MATERIAL FOR THE TASK:
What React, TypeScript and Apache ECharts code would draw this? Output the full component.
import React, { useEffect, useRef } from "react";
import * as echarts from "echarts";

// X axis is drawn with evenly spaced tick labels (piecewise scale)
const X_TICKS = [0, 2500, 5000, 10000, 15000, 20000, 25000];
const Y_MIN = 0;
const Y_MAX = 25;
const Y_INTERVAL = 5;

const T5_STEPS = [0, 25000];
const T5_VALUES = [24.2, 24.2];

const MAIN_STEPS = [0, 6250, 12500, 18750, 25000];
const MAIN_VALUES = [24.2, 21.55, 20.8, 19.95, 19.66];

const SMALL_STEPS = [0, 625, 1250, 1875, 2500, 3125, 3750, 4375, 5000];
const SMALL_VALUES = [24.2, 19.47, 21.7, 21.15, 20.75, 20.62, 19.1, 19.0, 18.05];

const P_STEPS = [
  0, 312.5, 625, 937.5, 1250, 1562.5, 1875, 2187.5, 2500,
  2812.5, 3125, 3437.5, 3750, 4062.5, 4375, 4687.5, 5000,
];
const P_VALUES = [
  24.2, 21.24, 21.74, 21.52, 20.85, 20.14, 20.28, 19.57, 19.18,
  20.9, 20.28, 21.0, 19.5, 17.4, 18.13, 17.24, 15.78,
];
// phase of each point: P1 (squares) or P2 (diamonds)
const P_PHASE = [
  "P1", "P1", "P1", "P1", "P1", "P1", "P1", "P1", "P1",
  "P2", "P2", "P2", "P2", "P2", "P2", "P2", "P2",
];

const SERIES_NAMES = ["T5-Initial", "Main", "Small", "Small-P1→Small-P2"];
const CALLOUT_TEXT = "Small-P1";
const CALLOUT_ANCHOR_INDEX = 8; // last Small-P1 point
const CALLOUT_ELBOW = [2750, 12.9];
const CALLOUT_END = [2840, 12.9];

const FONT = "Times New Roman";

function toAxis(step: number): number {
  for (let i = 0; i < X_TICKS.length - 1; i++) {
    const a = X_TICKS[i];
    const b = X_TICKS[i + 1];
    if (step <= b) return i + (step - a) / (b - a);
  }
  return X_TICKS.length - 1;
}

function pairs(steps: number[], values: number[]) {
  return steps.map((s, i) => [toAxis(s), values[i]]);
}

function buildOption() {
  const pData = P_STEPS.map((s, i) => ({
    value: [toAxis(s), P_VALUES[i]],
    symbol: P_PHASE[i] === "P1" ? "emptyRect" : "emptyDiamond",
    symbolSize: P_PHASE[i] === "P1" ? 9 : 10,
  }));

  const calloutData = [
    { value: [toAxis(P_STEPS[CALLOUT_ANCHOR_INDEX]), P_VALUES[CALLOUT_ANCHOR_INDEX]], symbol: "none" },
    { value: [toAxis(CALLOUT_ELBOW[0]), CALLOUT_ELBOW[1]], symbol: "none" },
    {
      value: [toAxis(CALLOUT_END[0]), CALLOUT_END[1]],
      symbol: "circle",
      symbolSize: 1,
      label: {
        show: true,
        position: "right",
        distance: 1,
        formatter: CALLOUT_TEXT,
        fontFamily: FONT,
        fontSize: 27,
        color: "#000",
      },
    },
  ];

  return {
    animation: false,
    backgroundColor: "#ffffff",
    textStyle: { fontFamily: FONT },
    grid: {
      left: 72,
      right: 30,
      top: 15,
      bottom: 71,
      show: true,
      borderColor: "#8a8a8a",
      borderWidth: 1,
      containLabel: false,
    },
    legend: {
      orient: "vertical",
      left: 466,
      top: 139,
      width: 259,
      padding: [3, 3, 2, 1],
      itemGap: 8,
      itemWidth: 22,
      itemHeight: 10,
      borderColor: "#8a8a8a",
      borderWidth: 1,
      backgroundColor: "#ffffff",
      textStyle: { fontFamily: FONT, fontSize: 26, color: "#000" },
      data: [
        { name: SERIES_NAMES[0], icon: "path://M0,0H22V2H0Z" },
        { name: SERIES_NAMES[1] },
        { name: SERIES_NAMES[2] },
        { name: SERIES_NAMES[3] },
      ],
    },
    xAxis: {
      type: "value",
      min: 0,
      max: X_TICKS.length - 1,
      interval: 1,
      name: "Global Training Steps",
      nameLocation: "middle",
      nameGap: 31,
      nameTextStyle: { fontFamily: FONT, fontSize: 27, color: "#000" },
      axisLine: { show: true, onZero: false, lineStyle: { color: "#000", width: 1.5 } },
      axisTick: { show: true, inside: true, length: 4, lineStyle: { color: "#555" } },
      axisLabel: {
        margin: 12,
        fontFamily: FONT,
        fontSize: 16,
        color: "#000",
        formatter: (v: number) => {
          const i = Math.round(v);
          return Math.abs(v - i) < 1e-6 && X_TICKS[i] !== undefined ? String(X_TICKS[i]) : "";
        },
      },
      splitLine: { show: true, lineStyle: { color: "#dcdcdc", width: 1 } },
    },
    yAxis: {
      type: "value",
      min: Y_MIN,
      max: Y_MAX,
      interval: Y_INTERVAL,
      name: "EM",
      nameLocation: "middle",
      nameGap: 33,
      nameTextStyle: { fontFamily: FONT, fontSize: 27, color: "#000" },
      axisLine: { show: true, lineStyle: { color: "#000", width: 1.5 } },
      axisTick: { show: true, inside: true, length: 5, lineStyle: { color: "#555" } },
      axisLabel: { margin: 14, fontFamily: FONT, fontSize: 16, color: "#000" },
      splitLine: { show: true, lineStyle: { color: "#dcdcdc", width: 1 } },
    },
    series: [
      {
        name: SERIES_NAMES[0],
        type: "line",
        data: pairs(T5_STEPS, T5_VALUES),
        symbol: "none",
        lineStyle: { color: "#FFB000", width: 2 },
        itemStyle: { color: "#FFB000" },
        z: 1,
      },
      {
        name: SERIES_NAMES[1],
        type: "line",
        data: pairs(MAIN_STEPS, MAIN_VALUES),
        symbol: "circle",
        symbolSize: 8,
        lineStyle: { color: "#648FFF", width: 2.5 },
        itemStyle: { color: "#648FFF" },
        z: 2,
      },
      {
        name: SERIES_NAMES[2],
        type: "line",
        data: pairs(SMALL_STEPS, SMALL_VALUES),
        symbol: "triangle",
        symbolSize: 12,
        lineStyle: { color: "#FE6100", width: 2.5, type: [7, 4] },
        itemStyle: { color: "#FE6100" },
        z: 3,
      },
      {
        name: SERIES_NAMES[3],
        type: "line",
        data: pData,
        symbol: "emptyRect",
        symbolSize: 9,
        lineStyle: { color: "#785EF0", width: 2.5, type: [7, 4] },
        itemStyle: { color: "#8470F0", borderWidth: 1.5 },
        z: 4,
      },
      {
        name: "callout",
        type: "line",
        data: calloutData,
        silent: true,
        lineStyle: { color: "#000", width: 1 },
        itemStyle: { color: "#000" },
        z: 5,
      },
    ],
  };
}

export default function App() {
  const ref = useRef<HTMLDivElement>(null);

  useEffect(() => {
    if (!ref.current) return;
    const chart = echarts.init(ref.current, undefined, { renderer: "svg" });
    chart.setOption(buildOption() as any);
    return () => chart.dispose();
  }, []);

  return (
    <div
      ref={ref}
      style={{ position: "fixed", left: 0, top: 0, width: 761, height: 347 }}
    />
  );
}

==

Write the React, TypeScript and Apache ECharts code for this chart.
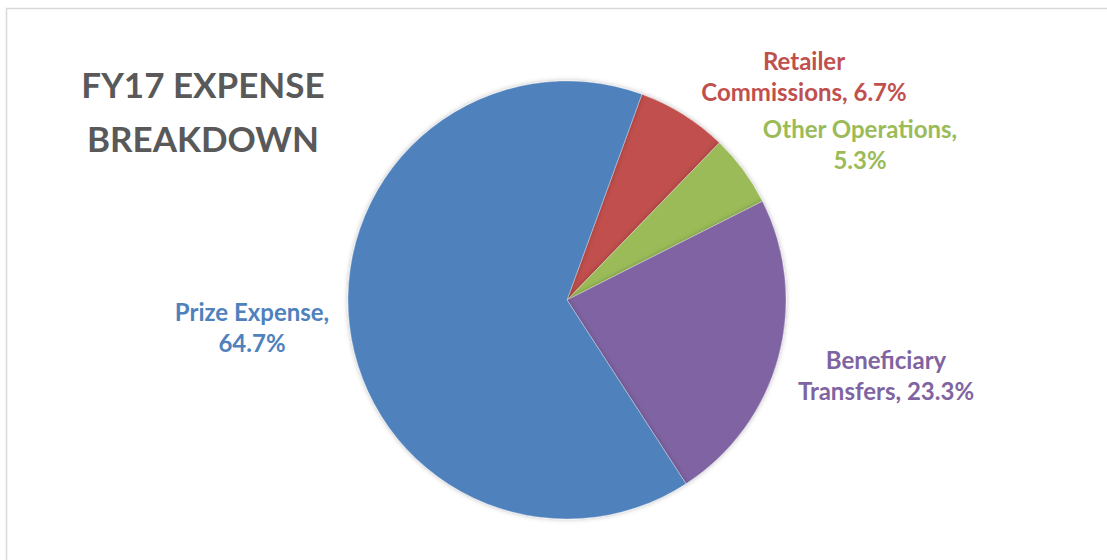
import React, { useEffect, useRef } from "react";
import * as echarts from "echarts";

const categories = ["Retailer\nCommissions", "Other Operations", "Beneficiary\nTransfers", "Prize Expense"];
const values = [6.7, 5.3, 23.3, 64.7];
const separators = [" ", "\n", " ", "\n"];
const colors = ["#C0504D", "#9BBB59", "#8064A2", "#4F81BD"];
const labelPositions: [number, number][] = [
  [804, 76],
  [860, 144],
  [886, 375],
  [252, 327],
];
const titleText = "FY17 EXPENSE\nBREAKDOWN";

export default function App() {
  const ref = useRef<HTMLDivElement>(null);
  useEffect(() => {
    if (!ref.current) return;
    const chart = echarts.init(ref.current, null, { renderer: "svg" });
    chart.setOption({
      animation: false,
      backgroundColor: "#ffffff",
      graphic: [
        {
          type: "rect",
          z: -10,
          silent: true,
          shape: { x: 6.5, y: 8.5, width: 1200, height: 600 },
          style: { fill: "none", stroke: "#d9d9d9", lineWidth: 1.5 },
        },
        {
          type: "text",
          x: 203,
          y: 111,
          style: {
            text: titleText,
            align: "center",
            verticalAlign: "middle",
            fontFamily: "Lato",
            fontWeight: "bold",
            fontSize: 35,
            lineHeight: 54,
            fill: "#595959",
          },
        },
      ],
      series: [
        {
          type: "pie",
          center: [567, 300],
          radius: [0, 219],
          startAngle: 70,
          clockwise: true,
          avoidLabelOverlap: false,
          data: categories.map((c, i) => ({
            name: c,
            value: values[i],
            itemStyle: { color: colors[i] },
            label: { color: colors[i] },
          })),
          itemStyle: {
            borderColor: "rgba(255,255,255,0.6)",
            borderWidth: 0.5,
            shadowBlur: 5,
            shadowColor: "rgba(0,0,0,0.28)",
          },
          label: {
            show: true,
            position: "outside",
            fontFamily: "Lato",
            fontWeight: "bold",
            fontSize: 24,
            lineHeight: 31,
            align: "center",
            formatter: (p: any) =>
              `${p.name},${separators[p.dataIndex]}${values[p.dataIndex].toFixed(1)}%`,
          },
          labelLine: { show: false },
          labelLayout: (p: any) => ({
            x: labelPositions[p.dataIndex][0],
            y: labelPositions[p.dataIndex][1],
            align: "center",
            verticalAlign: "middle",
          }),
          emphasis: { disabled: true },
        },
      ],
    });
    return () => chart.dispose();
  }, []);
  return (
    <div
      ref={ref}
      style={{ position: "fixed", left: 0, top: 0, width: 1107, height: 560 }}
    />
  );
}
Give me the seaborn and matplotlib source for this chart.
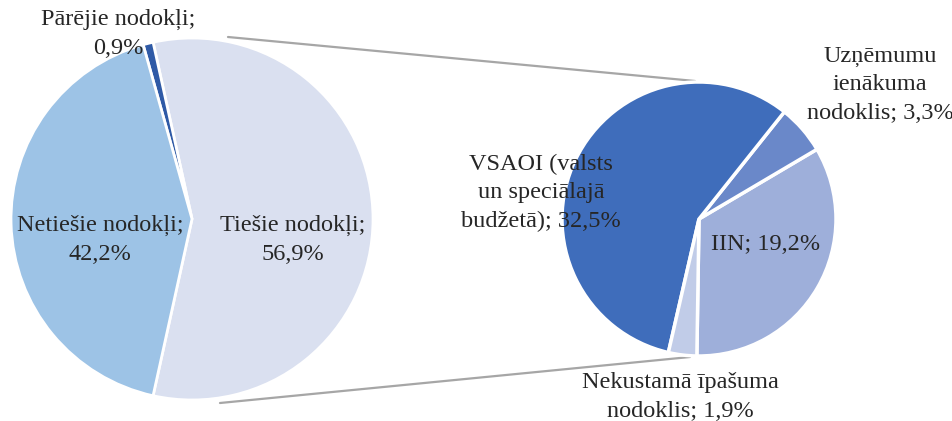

--

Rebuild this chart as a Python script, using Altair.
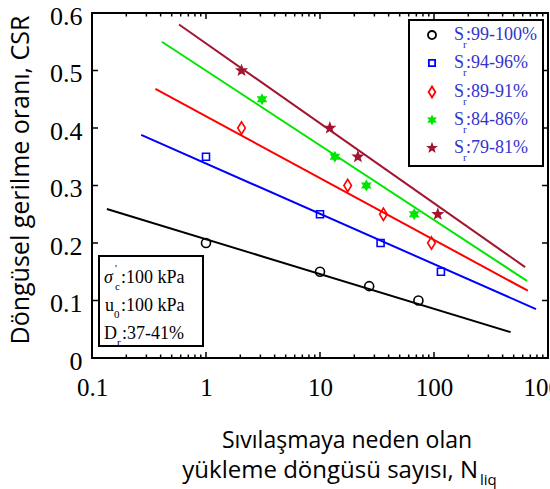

GOAL OF THE EXERCISE: Where does the word "code" appear? Return each line that holds it.

SOLUTION FOR THIS TASK:
What React, TypeScript and Apache ECharts code would draw this? Output the full component.
Write the React, TypeScript and Apache ECharts code for this chart.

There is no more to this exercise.